The Tribunal said where there was a sudden unexpected injury in the course of employment, thus triggering the presumption, the question to be answered is:
- Has it been shown that the employment made no significant contribution to the occurrence of the injury?
In that case the question was difficult because there was a pre-existing degenerative disc disease and no obvious external employment-related cause. But the Tribunal considered the evidence and concluded that the evidence did not show that the employment made no significant contribution to the occurrence of the injury.

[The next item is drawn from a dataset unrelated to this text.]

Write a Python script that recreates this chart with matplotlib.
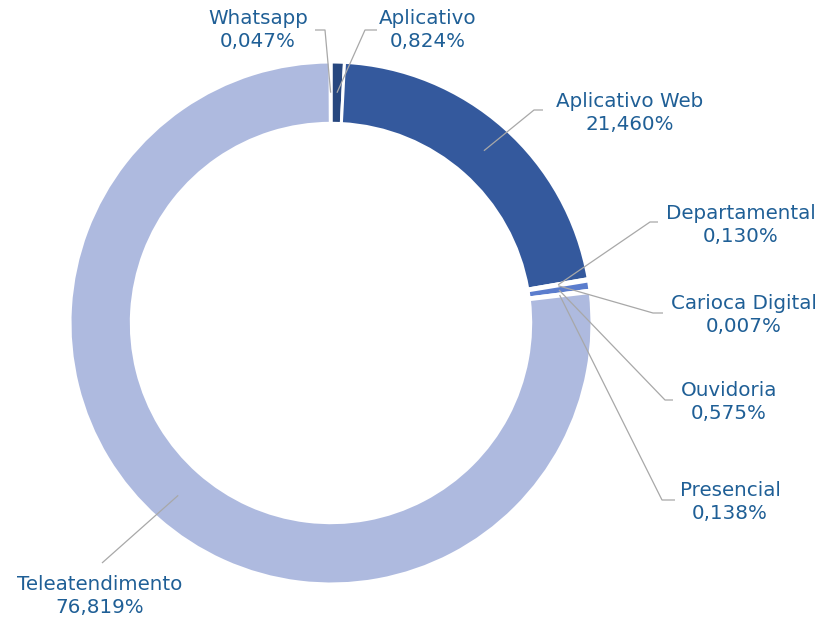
import numpy as np
import matplotlib
matplotlib.use("Agg")
import matplotlib.pyplot as plt

W, H = 825, 628

labels = ["Aplicativo", "Aplicativo Web", "Departamental", "Carioca Digital",
          "Ouvidoria", "Presencial", "Teleatendimento", "Whatsapp"]
values = [0.824, 21.460, 0.130, 0.007, 0.575, 0.138, 76.819, 0.047]
colors = ["#27477f", "#34599d", "#4d6fbd", "#5778c6", "#5b7dcd", "#7f97d4",
          "#aebadf", "#c3cce9"]

# label text centres and elbow of the leader line, in pixel coords (y down)
label_pos = {
    "Whatsapp": ((258, 30), (325, 30), (315, 30)),
    "Aplicativo": ((428, 30), (365, 30), (377, 30)),
    "Aplicativo Web": ((630, 113), (534, 110), (543, 110)),
    "Departamental": ((741, 225), (650, 222), (658, 222)),
    "Carioca Digital": ((744, 315), (653, 313), (663, 313)),
    "Ouvidoria": ((729, 402), (665, 400), (673, 400)),
    "Presencial": ((730, 502), (662, 500), (675, 500)),
    "Teleatendimento": ((100, 596), (102, 563), (102, 563)),
}

cx, cy = 331, H - 323
R = 261
ring = 0.235

fig = plt.figure(figsize=(W / 100, H / 100), dpi=100)
ax = fig.add_axes([0, 0, 1, 1])

ax.pie(values, colors=colors, startangle=90, counterclock=False,
       center=(cx, cy), radius=R, frame=True,
       wedgeprops=dict(width=R * ring, edgecolor="white", linewidth=2.2))
ax.set_xlim(0, W)
ax.set_ylim(0, H)
ax.axis("off")

text_color = "#1f5f96"
total = sum(values)
cum = 0.0
r_anchor = R * (1 - ring / 2)
for lab, v in zip(labels, values):
    mid = (cum + v / 2) / total * 360.0
    cum += v
    ang = np.deg2rad(90 - mid)
    ax_x = cx + r_anchor * np.cos(ang)
    ax_y = cy + r_anchor * np.sin(ang)
    (tx, ty), (ex, ey), (hx, hy) = label_pos[lab]
    ax.plot([ax_x, ex, hx], [ax_y, H - ey, H - hy], color="#a8a8a8", lw=0.9,
            solid_capstyle="butt")
    pct = f"{v:.3f}".replace(".", ",") + "%"
    ax.text(tx, H - ty, f"{lab}\n{pct}", ha="center", va="center",
            fontsize=14.3, color=text_color, family="DejaVu Sans",
            linespacing=1.25)

fig.savefig("out.png", dpi=100)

A need to uphold the purpose and legislative intent
However, in the recent WSIAT decision noted by Antony Singleton, the Panel did not take such careful consideration of the definition of “accident” and the presumption. The case involved a worker who suffered a serious knee strain while descending a set of stairs at her workplace (Decision No. 2986/17). She heard a loud popping sound while she walked down the stairs and her leg gave out, but nothing else was unusual about her descent—she didn’t slip, twist or fall.

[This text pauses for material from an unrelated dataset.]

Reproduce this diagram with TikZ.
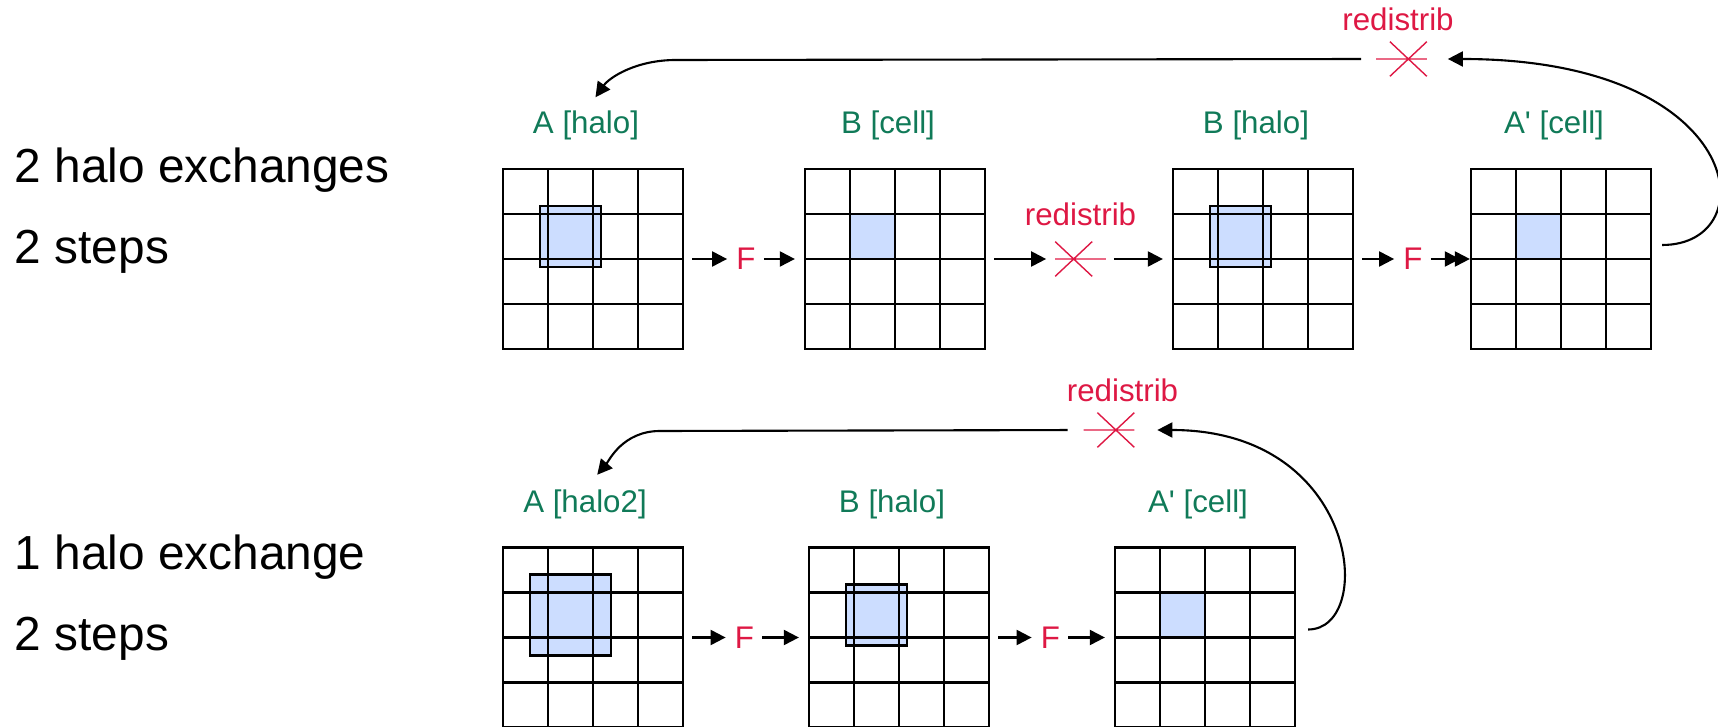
\documentclass[tikz,border=0pt]{standalone}
\usepackage{fontspec}
\setmainfont{Liberation Sans}[Ligatures=TeXOff]
\usepackage{tikz}
\usetikzlibrary{arrows.meta,positioning,backgrounds}

\definecolor{labelgreen}{RGB}{16,122,88}
\definecolor{opred}{RGB}{222,24,68}
\definecolor{cellblue}{RGB}{204,221,255}

\tikzset{
  mesh/.style={draw, line width=1.3pt, minimum size=3.6cm, inner sep=0pt,
    path picture={
      \foreach \k in {1,2,3}
        \draw[line width=1.3pt]
          ([xshift=\k*0.9cm]path picture bounding box.south west) --
          ([xshift=\k*0.9cm]path picture bounding box.north west)
          ([yshift=\k*0.9cm]path picture bounding box.south west) --
          ([yshift=\k*0.9cm]path picture bounding box.south east);
    }},
  cell/.style={fill=cellblue, minimum size=0.9cm, inner sep=0pt},
  halo/.style={cell, draw, line width=1.3pt},
  tag/.style={text=labelgreen, font=\fontsize{17.8}{20}\selectfont, inner sep=0pt, anchor=base},
  op/.style={text=opred, font=\fontsize{17.8}{20}\selectfont, inner sep=0pt},
  cross/.style={minimum width=1cm, minimum height=0.68cm, inner sep=0pt},
  side/.style={font=\fontsize{27.2}{30}\selectfont, inner sep=0pt, anchor=base west},
  flow/.style={-{Triangle[length=0.3cm,width=0.3cm]}, line width=1.2pt,
    shorten <=0.16cm, shorten >=0.18cm},
}

\begin{document}
\begin{tikzpicture}
  \useasboundingbox (0,0) rectangle (34.36,14.52);

  % left column
  \node[side] (t1) at (0.29,10.87) {2 halo exchanges};
  \node[side] (t2) at (0.29,9.25) {2 steps};
  \node[side] (t3) at (0.29,3.12) {1 halo exchange};
  \node[side] (t4) at (0.29,1.52) {2 steps};

  % upper chain
  \node[mesh] (A) at (11.86,9.34) {};
  \node[mesh] (B) at (17.9,9.34) {};
  \node[mesh] (Bh) at (25.26,9.34) {};
  \node[mesh] (Ap) at (31.22,9.34) {};

  \node[tag] (lA) at ([shift={(-0.14,0.68)}]A.north) {A [halo]};
  \node[tag] (lB) at ([shift={(-0.14,0.68)}]B.north) {B [cell]};
  \node[tag] (lBh) at ([shift={(-0.14,0.68)}]Bh.north) {B [halo]};
  \node[tag] (lAp) at ([shift={(-0.14,0.68)}]Ap.north) {A' [cell]};

  \node[op] (F1) at (14.92,9.34) {F};
  \node[op] (F2) at (28.26,9.34) {F};
  \node[cross] (X1) at (21.61,9.34) {};
  \node[op, above=0.31cm of X1] (r1) {redistrib};
  \node[cross] (X2) at (28.03,13.34) {};
  \node[op, above=0.21cm of X2, xshift=-0.07cm] (r2) {redistrib};

  % lower chain
  \node[mesh] (A2) at (11.86,1.77) {};
  \node[mesh] (B2) at (17.98,1.77) {};
  \node[mesh] (Ap2) at (24.1,1.77) {};

  \node[tag] (lA2) at ([shift={(-0.16,0.68)}]A2.north) {A [halo2]};
  \node[tag] (lB2) at ([shift={(-0.14,0.68)}]B2.north) {B [halo]};
  \node[tag] (lAp2) at ([shift={(-0.14,0.68)}]Ap2.north) {A' [cell]};

  \node[op] (F3) at (14.89,1.77) {F};
  \node[op] (F4) at (21.01,1.77) {F};
  \node[cross] (X3) at (22.18,5.92) {};
  \node[op, above=0.21cm of X3, xshift=0.27cm] (r3) {redistrib};

  \coordinate (kA) at (13.52,13.32);
  \coordinate (kB) at (13.2,5.9);

  % shaded cells and halos under the grid lines
  \begin{pgfonlayer}{background}
    \node[halo, minimum size=1.22cm] (hA) at ([shift={(-0.45,0.45)}]A.center) {};
    \node[cell] (cB) at ([shift={(-0.45,0.45)}]B.center) {};
    \node[halo, minimum size=1.22cm] (hBh) at ([shift={(-0.45,0.45)}]Bh.center) {};
    \node[cell] (cAp) at ([shift={(-0.45,0.45)}]Ap.center) {};
    \node[halo, minimum size=1.62cm] (hA2) at ([shift={(-0.45,0.45)}]A2.center) {};
    \node[halo, minimum size=1.22cm] (hB2) at ([shift={(-0.45,0.45)}]B2.center) {};
    \node[cell] (cAp2) at ([shift={(-0.45,0.45)}]Ap2.center) {};
  \end{pgfonlayer}

  % redistribution marks
  \draw[opred, line width=0.8pt] (X1.west) -- (X1.east)
    (X1.north west) -- ([xshift=0.74cm]X1.south west)
    (X1.south west) -- ([xshift=0.74cm]X1.north west);
  \foreach \x in {X2,X3}
    \draw[opred, line width=0.8pt] (\x.west) -- (\x.east)
      ([xshift=-0.74cm]\x.north east) -- (\x.south east)
      ([xshift=-0.74cm]\x.south east) -- (\x.north east);

  \draw[flow] (A) -- (F1);
  \draw[flow] (F1) -- (B);
  \draw[flow] (B) -- (X1);
  \draw[flow] (X1) -- (Bh);
  \draw[flow] (Bh) -- (F2);
  \draw[flow, -{Triangle[length=0.3cm,width=0.3cm,sep=-0.1cm]Triangle[length=0.3cm,width=0.3cm]}, shorten >=0pt] (F2) -- (Ap);

  \draw[flow] (A2) -- (F3);
  \draw[flow] (F3) -- (B2);
  \draw[flow] (B2) -- (F4);
  \draw[flow] (F4) -- (Ap2);

  % feedback loops
  \draw[flow, shorten <=0.2cm, shorten >=0.42cm]
    ([yshift=0.28cm]Ap.east) .. controls +(2.3,0) and +(6.4,0) .. (X2.east);
  \draw[flow, shorten <=0.3cm, shorten >=0.33cm]
    (X2.west) -- (kA) to[out=180,in=55] (lA.north);

  \draw[flow, shorten <=0.24cm, shorten >=0.46cm]
    ([yshift=0.16cm]Ap2.east) .. controls +(1.6,0) and +(4.52,0) .. (X3.east);
  \draw[flow, shorten <=0.32cm, shorten >=0.38cm]
    (X3.west) -- (kB) to[out=180,in=50] (lA2.north);
\end{tikzpicture}
\end{document}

The WSIAT panel denied workers’ compensation for the injury – they said there was no evidence the injury “arose out of her employment.” They did not ask the question described by the earlier Appeals Tribunal panel in Decision 72: has it been shown that the work made no significant contribution to the injury?
They asked the opposite question: is there evidence of an identifiable event that constituted a “work injuring process.” Although we have a presumption in the law for cases where there is no evidence either way, the panel is requiring evidence. Although they referred to the presumption, their interpretation effectively ignores it. The panel decided the accident did not arise from the worker’s employment.
As Singleton notes:
The absence of the purposive approach in the Stairs decision(No. 2986/17), and the Tribunal’s caselaw more generally, is a problem for workers. The WSIA (Workplace Safety and Insurance Act) and WSIB policy are complex. If important statutory provisions are unmoored from the “scheme” and “object” of the WSIA, it’s all too easy for appeals to become exercises in technical legal arcana that forget the fundamental principles of workers’ compensation that protect workers. We lose sight of the forest for the trees. That can only be to workers’ disadvantage.”

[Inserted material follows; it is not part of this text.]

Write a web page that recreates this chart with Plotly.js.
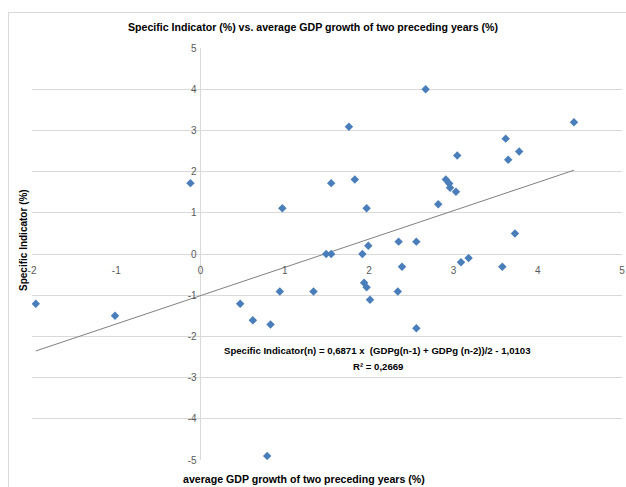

Change is Possible at WSIAT
The WSIAT made a similar decision in 2015. The worker was a caretaker at an office building. He was found dead from a heart attack in the washroom of the building at 8:43 am. There were no witnesses to when the worker arrived at work but he usually arrived around 7 am. It had snowed, it was minus 15 degrees Celsius. There were no witnesses to the worker’s activities that morning but the Panel found that he shoveled snow that morning but did not know how much.
In the first Decision 667/13 the Panel felt the worker was not engaged in unusual physical exertion at the time of his death and that his employment duties did not contribute significantly to his sudden cardiac death. The WSIAT denied compensation.
The worker’s estate requested the WSIAT to reconsider the decision. In Decision 667/13R WSIAT Chair D. Corbett noted that the first decision focused its analysis on the balance of probabilities, and only referred to the Statutory Presumption in passing. He felt that the worker’s unwitnessed death during working hours in the workplace is the type of situation which the Statutory Presumption was intended to address and this was an error of law which calls for a reconsideration. The Chair went back to Meredith’s interim report as quoted above and reviewed the case law and concluded that the worker’s death was compensable.
Let’s hope the WSIAT takes another look at the “stairs” Decision 2986/17.